Real life incidents becoming fodder for fiction is not new. The challenge lies in capturing the nuances and intricacies of the incident with a pinch of fiction. In that sense, Four Miles to Freedom by Canadian writer Faith Johnston fits the bill.
It is the tale of three Indian fighter pilots who tried to escape from a prison in Rawalpindi during the 1971 Indo-Pak war, one that had changed the political geography of the subcontinent.
There were many books that give a sweeping account of the deadly war, but this intriguing novel tells how 12 fighter pilots from different ranks and backgrounds coped with deprivation and the pervasive uncertainty of a year in captivity.
Indians are on cloud nine having decimated Pakistan, but flight lieutenant Dilip Parulkar’s family in Pune is in a tricky situation; they do not know if their son is alive or dead. On the other side, Dilip and two of his colleagues turn the catastrophe into a greatest adventure of their lives.

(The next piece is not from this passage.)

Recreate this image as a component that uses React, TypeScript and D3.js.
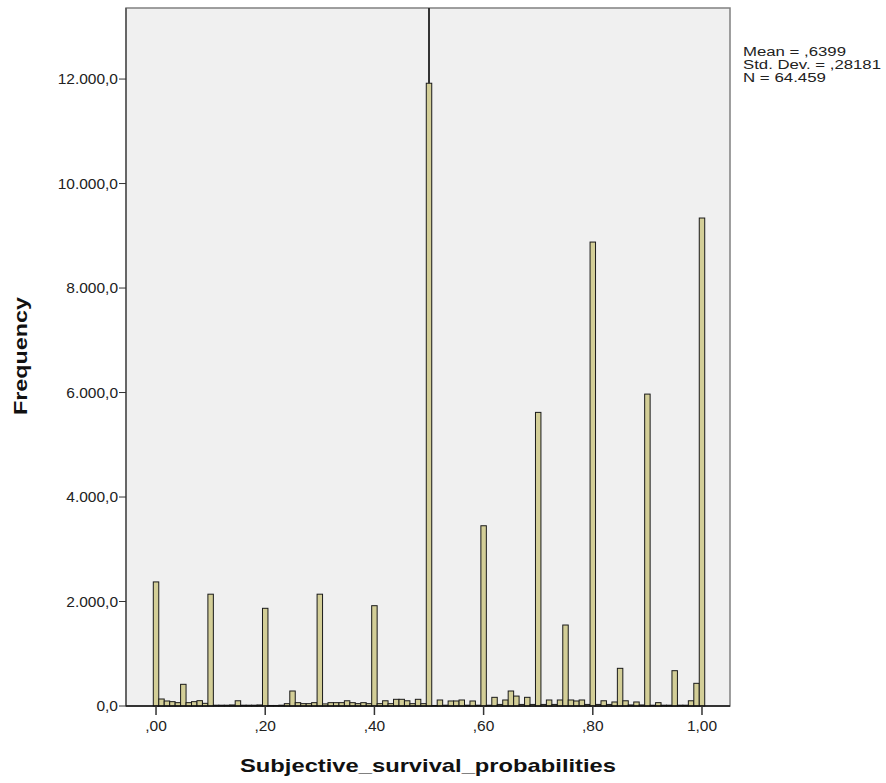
import React from "react";
import * as d3 from "d3";

const binCenters: number[] = [
  0.0, 0.01, 0.02, 0.03, 0.04, 0.05, 0.06, 0.07, 0.08, 0.09,
  0.1, 0.11, 0.12, 0.13, 0.14, 0.15, 0.16, 0.17, 0.18, 0.19,
  0.2, 0.21, 0.22, 0.23, 0.24, 0.25, 0.26, 0.27, 0.28, 0.29,
  0.3, 0.31, 0.32, 0.33, 0.34, 0.35, 0.36, 0.37, 0.38, 0.39,
  0.4, 0.41, 0.42, 0.43, 0.44, 0.45, 0.46, 0.47, 0.48, 0.49,
  0.5, 0.51, 0.52, 0.53, 0.54, 0.55, 0.56, 0.57, 0.58, 0.59,
  0.6, 0.61, 0.62, 0.63, 0.64, 0.65, 0.66, 0.67, 0.68, 0.69,
  0.7, 0.71, 0.72, 0.73, 0.74, 0.75, 0.76, 0.77, 0.78, 0.79,
  0.8, 0.81, 0.82, 0.83, 0.84, 0.85, 0.86, 0.87, 0.88, 0.89,
  0.9, 0.91, 0.92, 0.93, 0.94, 0.95, 0.96, 0.97, 0.98, 0.99,
  1.0,
];

const frequencies: number[] = [
  2375, 134, 96, 83, 64, 415, 64, 83, 102, 51,
  2140, 15, 15, 15, 20, 100, 15, 15, 15, 20,
  1870, 10, 10, 15, 45, 287, 64, 45, 45, 64,
  2140, 40, 64, 64, 64, 100, 64, 45, 64, 45,
  1920, 45, 100, 45, 128, 128, 100, 45, 128, 45,
  11920, 10, 115, 15, 96, 96, 115, 15, 96, 15,
  3450, 15, 166, 30, 115, 287, 190, 30, 166, 30,
  5620, 30, 115, 30, 115, 1550, 115, 96, 115, 30,
  8880, 30, 100, 30, 77, 721, 100, 20, 77, 20,
  5970, 15, 64, 15, 15, 676, 15, 15, 100, 434,
  9340,
];

const xTickValues: number[] = [0, 0.2, 0.4, 0.6, 0.8, 1.0];
const xTickLabels: string[] = [",00", ",20", ",40", ",60", ",80", "1,00"];
const yTickValues: number[] = [0, 2000, 4000, 6000, 8000, 10000, 12000];
const yTickLabels: string[] = ["0,0", "2.000,0", "4.000,0", "6.000,0", "8.000,0", "10.000,0", "12.000,0"];
const statsLines: string[] = ["Mean = ,6399", "Std. Dev. = ,28181", "N = 64.459"];
const statsWidths: number[] = [103, 138, 83];
const xTitle = "Subjective_survival_probabilities";
const yTitle = "Frequency";
const binWidth = 0.01;
const highlightValue = 0.5;

export default function App() {
  const W = 886;
  const H = 783;
  const left = 126;
  const right = 730;
  const top = 8;
  const bottom = 706;

  const x = d3.scaleLinear().domain([-0.055, 1.0513]).range([left, right]);
  const y = d3.scaleLinear().domain([0, 13360]).range([bottom, top]);

  const font = "'Liberation Sans', Arial, sans-serif";
  const hiIdx = binCenters.indexOf(highlightValue);

  return (
    <svg width={W} height={H} style={{ position: "absolute", left: 0, top: 0, background: "#fff" }}>
      <rect x={left} y={top} width={right - left} height={bottom - top} fill="#f0f0f0" stroke="#808080" strokeWidth={1.5} />
      {binCenters.map((c, i) => {
        const x0 = x(c - binWidth / 2);
        const x1 = x(c + binWidth / 2);
        const yy = y(frequencies[i]);
        return (
          <rect
            key={i}
            x={x0}
            y={yy}
            width={x1 - x0}
            height={bottom - yy}
            fill="#d3ce97"
            stroke="#1a1a1a"
            strokeWidth={1}
          />
        );
      })}
      {hiIdx >= 0 && (
        <line
          x1={x(highlightValue)}
          x2={x(highlightValue)}
          y1={top}
          y2={y(frequencies[hiIdx])}
          stroke="#333"
          strokeWidth={2}
        />
      )}
      <line x1={left} x2={left} y1={top} y2={bottom} stroke="#555" strokeWidth={1.5} />
      <line x1={left} x2={right} y1={bottom} y2={bottom} stroke="#111" strokeWidth={1.5} />
      {yTickValues.map((v, i) => (
        <g key={"y" + i}>
          <line x1={left - 7} x2={left} y1={y(v)} y2={y(v)} stroke="#333" strokeWidth={1} />
          <text x={left - 8} y={y(v)} dy="0.35em" textAnchor="end" fontFamily={font} fontSize={15.5} fill="#222">
            {yTickLabels[i]}
          </text>
        </g>
      ))}
      {xTickValues.map((v, i) => (
        <g key={"x" + i}>
          <line x1={x(v)} x2={x(v)} y1={bottom} y2={bottom + 9} stroke="#333" strokeWidth={1.5} />
          <text x={x(v)} y={bottom + 20} dy="0.35em" textAnchor="middle" fontFamily={font} fontSize={15.5} fill="#222">
            {xTickLabels[i]}
          </text>
        </g>
      ))}
      <text
        x={(left + right) / 2}
        y={765}
        dy="0.35em"
        textAnchor="middle"
        fontFamily={font}
        fontSize={19}
        fontWeight="bold"
        fill="#111"
        textLength={376}
        lengthAdjust="spacingAndGlyphs"
      >
        {xTitle}
      </text>
      <text
        transform={`translate(20, 356) rotate(-90)`}
        dy="0.35em"
        textAnchor="middle"
        fontFamily={font}
        fontSize={19}
        fontWeight="bold"
        fill="#111"
        textLength={118}
        lengthAdjust="spacingAndGlyphs"
      >
        {yTitle}
      </text>
      {statsLines.map((s, i) => (
        <text
          key={"s" + i}
          x={743}
          y={55.5 + i * 13}
          fontFamily={font}
          fontSize={12.5}
          fill="#222"
          textLength={statsWidths[i]}
          lengthAdjust="spacingAndGlyphs"
        >
          {s}
        </text>
      ))}
    </svg>
  );
}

Dilip is like any ordinary middle-class youth who does not have any military connection. His participation in the celebration of India’s first independence day in 1947 becomes a life changer. He decides to become a fighter pilot, much to the opposition of his parents. They consider it as a dangerous career. The birth of his younger brother prompts the parents to give him their reluctant permission; there starts his successful air force life.

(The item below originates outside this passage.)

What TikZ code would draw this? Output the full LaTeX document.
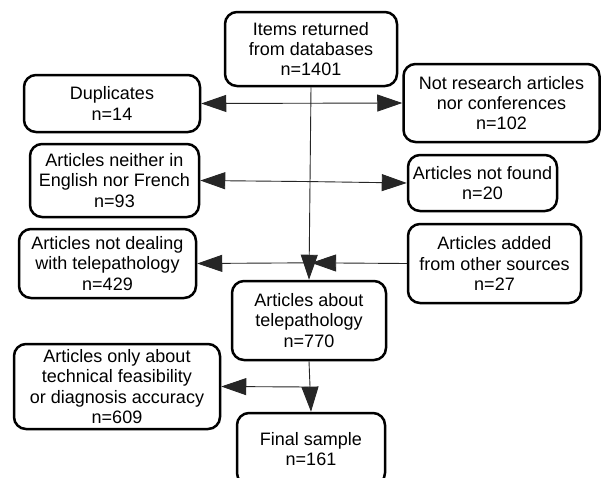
\documentclass[tikz,border=0pt]{standalone}
\usepackage{fontspec}
\setmainfont{Liberation Sans}
\usetikzlibrary{arrows.meta,calc}
\begin{document}
\begin{tikzpicture}[x=1pt,y=-1pt,
  box/.style={draw=black, line width=2.5pt, rounded corners=12pt, align=center,
    inner sep=0pt, font=\fontsize{18}{20.3}\selectfont, text=black},
  conn/.style={draw=black!85, line width=0.9pt},
  tip/.style={-{Triangle[length=25pt,width=17pt]}}]
\useasboundingbox (0,0) rectangle (602,477);
\fill[white] (0,0) rectangle (602,477);

\node[box, minimum width=172pt, minimum height=74pt] (items) at (311,49) {Items returned\\from databases\\n=1401};
\node[box, minimum width=176pt, minimum height=57pt] (dup) at (112,103.5) {Duplicates\\n=14};
\node[box, minimum width=196pt, minimum height=78pt] (notres) at (501.5,103) {Not research articles\\nor conferences\\n=102};
\node[box, minimum width=169pt, minimum height=73pt] (neither) at (114.5,180.5) {Articles neither in\\English nor French\\n=93};
\node[box, minimum width=149pt, minimum height=56pt] (notfound) at (482.5,183) {Articles not found\\n=20};
\node[box, minimum width=177pt, minimum height=69pt] (notdeal) at (107.5,263.5) {Articles not dealing\\with telepathology\\n=429};
\node[box, minimum width=173pt, minimum height=79pt] (added) at (494.5,263.5) {Articles added\\from other sources\\n=27};
\node[box, minimum width=154pt, minimum height=79pt] (about) at (309,320.5) {Articles about\\telepathology\\n=770};
\node[box, minimum width=206pt, minimum height=85pt] (only) at (117,386.5) {Articles only about\\technical feasibility\\or diagnosis accuracy\\n=609};
\node[box, minimum width=148pt, minimum height=72pt] (final) at (311,449) {Final sample\\n=161};

\coordinate (j1) at ($(items.south)!0.083!(about.north)$);
\coordinate (j2) at ($(items.south)!0.49!(about.north)$);
\coordinate (j3) at ($(items.south)!0.912!(about.north)$);
\coordinate (j4) at ($(about.south)!0.51!(final.north)$);

\draw[conn, tip] (items.south) -- (about.north);
\draw[conn, tip] (j1) -- (dup.east);
\draw[conn, tip] (j1) -- (notres.west);
\draw[conn, tip] (j2) -- (neither.east);
\draw[conn, tip] (j2) -- (notfound.west);
\draw[conn, tip] (j3) -- (notdeal.east);
\draw[conn, tip] (added.west) -- ([xshift=2pt]j3);
\draw[conn, tip] (about.south) -- (final.north);
\draw[conn, tip] (j4) -- (only.east);
\end{tikzpicture}
\end{document}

War is not a new thing for him, his experience in 1969 war with Pakistan earns him the much-needed confidence. But this time he is shot down over Pakistani territory on December 10 and later captured and handed over to the army by villagers. Six days later, the war is formally ended and Sheikh Mujibur Rahman takes up his post as provisional president of Bangladesh. Twelve Indian fighter pilots are captured by the rival army.
Though the war has ended, they have to wait for their release till newly elected president Zulfikar Ali Bhutto takes charge.

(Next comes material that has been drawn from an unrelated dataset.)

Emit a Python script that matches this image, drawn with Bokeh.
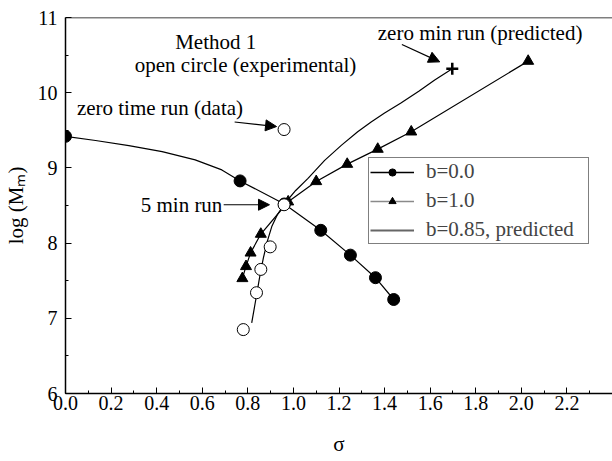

But Dilip and his friends Malvinder Singh Grewal and Harish Sinhji have some other plans. Days of planning leads to their escape from the prison and their journey to freedom, a saga of bravery and determination.
The book’s clever and innovative narrative that is structured in parts with the sprinkling of humour and suspense makes it impossible to put down. The tale of grit and courage that never trembles is probably the high point of the novel.
In the initial days, the war prisoners are subjected to intense interrogation by the Pakistani army to gain insights into Indian strategies, military gear and fighter planes.
We read about Americans’ tacit support to Pakistan during the war. The book also throws light into the interrogation of Indian pilots by high ranking US air force officials to unravel the secrets of Soviet Union’s war planes. Though the pilots are caught near the Afghan border, they are unilaterally released by Bhutto later. Some chapters portray the good behaviour of Pakistani officers with Indian prisoners.
The author is married to retired Air Commodore Manbir Singh and the tale is based on interviews with eight fighter pilots and intense research into other sources.
The novel is supported by photographs and maps. Her biography on one of Canada’s first women parliamentarians, A Great Restlessness, won five awards.
The book has the suspense of an escape and is not based on a sagging plot. Faith Johnston has given a moving account of prisoners and a gripping story of their escapade.
She articulates their anxieties, despair, courage and tenacity brilliantly. “It is not a pompous story of battles fought and demons conquered, but a true account of unpredictable moments in the lives of some men.”